**Instructions for the task**. Copy every line that mentions the word "What".

**Given data**.
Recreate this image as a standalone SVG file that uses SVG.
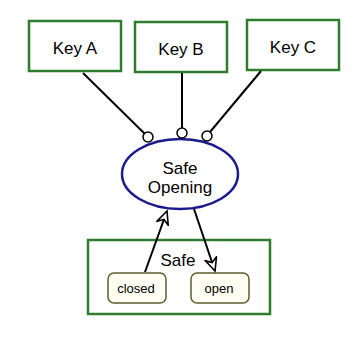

---

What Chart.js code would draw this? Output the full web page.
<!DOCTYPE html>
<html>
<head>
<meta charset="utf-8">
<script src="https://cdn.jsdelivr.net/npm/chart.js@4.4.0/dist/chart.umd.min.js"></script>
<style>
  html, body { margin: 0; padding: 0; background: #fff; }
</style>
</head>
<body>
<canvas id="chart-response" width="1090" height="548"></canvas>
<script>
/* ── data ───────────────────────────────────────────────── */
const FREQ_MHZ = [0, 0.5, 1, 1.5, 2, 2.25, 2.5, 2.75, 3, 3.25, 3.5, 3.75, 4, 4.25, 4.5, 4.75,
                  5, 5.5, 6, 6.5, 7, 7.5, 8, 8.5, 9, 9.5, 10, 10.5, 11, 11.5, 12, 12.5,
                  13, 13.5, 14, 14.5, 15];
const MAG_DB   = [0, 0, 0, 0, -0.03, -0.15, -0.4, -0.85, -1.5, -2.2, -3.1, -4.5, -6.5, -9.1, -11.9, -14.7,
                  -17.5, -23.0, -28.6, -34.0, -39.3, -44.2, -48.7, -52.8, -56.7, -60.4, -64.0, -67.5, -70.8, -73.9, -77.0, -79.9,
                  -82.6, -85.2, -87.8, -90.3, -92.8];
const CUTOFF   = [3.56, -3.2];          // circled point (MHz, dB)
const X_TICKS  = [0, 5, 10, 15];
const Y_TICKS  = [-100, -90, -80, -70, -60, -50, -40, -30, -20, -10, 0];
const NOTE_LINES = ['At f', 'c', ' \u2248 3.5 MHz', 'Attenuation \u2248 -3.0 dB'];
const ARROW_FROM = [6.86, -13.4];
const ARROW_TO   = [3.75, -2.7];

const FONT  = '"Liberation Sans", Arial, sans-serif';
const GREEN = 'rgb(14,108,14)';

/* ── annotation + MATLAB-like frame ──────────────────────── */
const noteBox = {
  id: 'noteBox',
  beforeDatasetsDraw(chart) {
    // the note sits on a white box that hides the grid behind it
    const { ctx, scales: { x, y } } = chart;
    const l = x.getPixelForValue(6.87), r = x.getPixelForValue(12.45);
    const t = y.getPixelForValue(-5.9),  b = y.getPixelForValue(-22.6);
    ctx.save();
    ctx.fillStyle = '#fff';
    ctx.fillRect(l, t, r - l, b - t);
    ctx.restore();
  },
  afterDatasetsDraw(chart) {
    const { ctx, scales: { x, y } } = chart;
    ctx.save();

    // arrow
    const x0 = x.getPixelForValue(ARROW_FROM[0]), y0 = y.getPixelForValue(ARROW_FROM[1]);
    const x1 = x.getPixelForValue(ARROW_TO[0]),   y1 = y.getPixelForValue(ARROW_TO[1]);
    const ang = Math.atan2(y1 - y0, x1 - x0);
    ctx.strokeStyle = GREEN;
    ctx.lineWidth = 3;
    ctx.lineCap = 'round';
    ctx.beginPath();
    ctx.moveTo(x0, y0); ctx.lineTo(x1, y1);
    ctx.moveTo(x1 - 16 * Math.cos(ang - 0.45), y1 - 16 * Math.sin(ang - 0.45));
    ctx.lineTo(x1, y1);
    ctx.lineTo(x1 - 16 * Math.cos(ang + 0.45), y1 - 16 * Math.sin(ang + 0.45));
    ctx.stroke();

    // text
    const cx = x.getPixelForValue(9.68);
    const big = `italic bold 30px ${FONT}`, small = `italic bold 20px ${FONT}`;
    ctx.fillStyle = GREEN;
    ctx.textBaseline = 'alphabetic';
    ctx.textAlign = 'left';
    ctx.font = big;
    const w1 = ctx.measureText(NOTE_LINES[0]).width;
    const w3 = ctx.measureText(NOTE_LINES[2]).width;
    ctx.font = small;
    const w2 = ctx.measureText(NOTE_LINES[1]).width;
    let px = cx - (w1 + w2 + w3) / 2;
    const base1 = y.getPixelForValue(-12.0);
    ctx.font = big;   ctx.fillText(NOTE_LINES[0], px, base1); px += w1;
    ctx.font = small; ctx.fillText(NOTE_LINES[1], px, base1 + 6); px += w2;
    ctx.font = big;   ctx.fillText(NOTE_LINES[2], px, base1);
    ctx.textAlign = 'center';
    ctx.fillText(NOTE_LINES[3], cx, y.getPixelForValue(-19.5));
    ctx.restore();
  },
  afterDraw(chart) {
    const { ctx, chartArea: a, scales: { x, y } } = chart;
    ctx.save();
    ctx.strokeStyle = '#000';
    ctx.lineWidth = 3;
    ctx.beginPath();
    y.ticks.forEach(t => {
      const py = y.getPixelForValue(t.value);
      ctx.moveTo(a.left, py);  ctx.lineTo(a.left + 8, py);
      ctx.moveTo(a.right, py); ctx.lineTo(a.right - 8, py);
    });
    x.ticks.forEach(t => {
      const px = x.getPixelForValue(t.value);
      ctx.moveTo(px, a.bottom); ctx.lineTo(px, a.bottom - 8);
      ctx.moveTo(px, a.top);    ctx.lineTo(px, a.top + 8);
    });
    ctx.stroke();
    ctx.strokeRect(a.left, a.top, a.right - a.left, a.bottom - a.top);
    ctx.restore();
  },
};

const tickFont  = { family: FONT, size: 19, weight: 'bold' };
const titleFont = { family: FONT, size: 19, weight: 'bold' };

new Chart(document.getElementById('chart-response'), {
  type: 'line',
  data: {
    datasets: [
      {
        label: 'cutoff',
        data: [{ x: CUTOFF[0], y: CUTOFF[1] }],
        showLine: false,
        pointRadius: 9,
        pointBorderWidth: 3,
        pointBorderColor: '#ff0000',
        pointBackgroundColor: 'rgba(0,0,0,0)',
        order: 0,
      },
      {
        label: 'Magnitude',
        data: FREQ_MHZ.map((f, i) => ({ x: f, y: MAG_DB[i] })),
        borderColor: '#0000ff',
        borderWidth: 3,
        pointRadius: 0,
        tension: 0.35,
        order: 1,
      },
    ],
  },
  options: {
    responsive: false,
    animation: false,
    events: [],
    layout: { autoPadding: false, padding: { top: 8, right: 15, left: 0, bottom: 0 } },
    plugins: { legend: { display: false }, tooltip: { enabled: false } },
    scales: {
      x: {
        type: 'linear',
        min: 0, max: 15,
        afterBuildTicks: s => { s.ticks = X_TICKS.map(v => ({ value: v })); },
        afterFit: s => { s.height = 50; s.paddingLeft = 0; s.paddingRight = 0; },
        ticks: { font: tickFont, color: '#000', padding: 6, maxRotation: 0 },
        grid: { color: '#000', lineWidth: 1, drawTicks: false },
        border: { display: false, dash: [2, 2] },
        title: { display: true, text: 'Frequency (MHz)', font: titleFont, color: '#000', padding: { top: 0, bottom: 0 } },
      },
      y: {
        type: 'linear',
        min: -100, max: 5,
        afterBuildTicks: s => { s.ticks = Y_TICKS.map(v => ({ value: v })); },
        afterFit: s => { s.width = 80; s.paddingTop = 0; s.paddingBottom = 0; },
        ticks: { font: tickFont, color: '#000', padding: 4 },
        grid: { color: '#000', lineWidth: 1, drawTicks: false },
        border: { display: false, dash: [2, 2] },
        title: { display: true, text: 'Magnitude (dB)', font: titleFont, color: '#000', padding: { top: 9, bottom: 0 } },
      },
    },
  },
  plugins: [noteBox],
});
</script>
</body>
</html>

---

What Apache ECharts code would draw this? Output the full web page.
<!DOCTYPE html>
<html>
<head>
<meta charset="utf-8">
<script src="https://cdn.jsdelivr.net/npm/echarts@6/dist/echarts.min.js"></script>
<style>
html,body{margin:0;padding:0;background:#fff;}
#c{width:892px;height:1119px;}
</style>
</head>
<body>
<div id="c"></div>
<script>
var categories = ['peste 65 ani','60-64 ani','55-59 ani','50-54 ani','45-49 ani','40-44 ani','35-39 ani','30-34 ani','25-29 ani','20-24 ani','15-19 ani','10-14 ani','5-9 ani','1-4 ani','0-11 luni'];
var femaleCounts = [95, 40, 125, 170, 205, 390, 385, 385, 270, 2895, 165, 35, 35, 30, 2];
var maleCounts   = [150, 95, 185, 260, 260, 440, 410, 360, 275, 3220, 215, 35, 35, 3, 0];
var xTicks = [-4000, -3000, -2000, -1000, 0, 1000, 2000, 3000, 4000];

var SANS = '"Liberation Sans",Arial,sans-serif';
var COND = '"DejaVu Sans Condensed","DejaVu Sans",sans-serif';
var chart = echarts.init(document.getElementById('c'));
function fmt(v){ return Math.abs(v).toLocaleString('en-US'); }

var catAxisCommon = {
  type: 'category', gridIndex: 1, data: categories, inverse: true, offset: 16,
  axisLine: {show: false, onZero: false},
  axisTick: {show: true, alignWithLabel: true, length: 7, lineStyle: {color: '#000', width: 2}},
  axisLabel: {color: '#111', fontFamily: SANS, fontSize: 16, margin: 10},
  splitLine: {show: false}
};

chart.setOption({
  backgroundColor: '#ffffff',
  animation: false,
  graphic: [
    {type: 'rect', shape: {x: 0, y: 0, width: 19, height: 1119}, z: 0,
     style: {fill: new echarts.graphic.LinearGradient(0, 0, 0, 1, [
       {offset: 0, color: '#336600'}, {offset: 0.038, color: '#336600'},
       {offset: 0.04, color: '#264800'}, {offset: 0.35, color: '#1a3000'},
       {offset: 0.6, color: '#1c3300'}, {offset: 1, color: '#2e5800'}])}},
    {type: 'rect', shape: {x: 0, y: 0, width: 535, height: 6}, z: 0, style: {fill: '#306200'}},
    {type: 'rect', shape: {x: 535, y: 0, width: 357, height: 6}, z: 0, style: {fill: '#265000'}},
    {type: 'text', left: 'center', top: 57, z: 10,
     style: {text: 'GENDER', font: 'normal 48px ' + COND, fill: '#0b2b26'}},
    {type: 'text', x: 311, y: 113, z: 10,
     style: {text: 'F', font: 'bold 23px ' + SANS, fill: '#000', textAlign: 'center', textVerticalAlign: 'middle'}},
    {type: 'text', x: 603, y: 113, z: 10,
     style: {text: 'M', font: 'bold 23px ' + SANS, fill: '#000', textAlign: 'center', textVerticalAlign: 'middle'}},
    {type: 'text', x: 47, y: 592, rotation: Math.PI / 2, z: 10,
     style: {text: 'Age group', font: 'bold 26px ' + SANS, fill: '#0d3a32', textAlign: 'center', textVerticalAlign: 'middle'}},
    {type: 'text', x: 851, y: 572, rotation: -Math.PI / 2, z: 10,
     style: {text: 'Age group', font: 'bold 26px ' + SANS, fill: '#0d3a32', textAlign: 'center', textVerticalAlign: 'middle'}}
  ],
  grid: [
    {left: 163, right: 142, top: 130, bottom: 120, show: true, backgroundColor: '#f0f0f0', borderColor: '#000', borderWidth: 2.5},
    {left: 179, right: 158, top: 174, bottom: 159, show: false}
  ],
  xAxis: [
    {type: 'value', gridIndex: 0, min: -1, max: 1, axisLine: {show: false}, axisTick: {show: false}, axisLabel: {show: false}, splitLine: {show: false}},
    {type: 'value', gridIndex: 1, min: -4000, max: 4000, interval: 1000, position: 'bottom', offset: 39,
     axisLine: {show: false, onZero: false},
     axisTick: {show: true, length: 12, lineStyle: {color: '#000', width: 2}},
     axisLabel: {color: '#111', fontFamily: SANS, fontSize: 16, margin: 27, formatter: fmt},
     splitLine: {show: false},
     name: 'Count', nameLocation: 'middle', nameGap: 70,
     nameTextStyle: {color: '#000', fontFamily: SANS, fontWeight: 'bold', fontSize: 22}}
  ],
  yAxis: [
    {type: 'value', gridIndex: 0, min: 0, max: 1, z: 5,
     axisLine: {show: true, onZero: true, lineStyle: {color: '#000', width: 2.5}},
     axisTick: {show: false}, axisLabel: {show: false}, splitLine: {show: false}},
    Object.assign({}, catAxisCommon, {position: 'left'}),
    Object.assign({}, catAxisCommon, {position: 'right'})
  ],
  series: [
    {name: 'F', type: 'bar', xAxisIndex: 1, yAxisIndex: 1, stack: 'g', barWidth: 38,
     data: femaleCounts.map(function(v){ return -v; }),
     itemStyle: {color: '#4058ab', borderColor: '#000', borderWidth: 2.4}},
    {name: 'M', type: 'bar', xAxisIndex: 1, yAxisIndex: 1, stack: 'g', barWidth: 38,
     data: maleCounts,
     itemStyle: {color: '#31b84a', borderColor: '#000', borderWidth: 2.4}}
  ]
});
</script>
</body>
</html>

**Result for this task**.
What Chart.js code would draw this? Output the full web page.
What Apache ECharts code would draw this? Output the full web page.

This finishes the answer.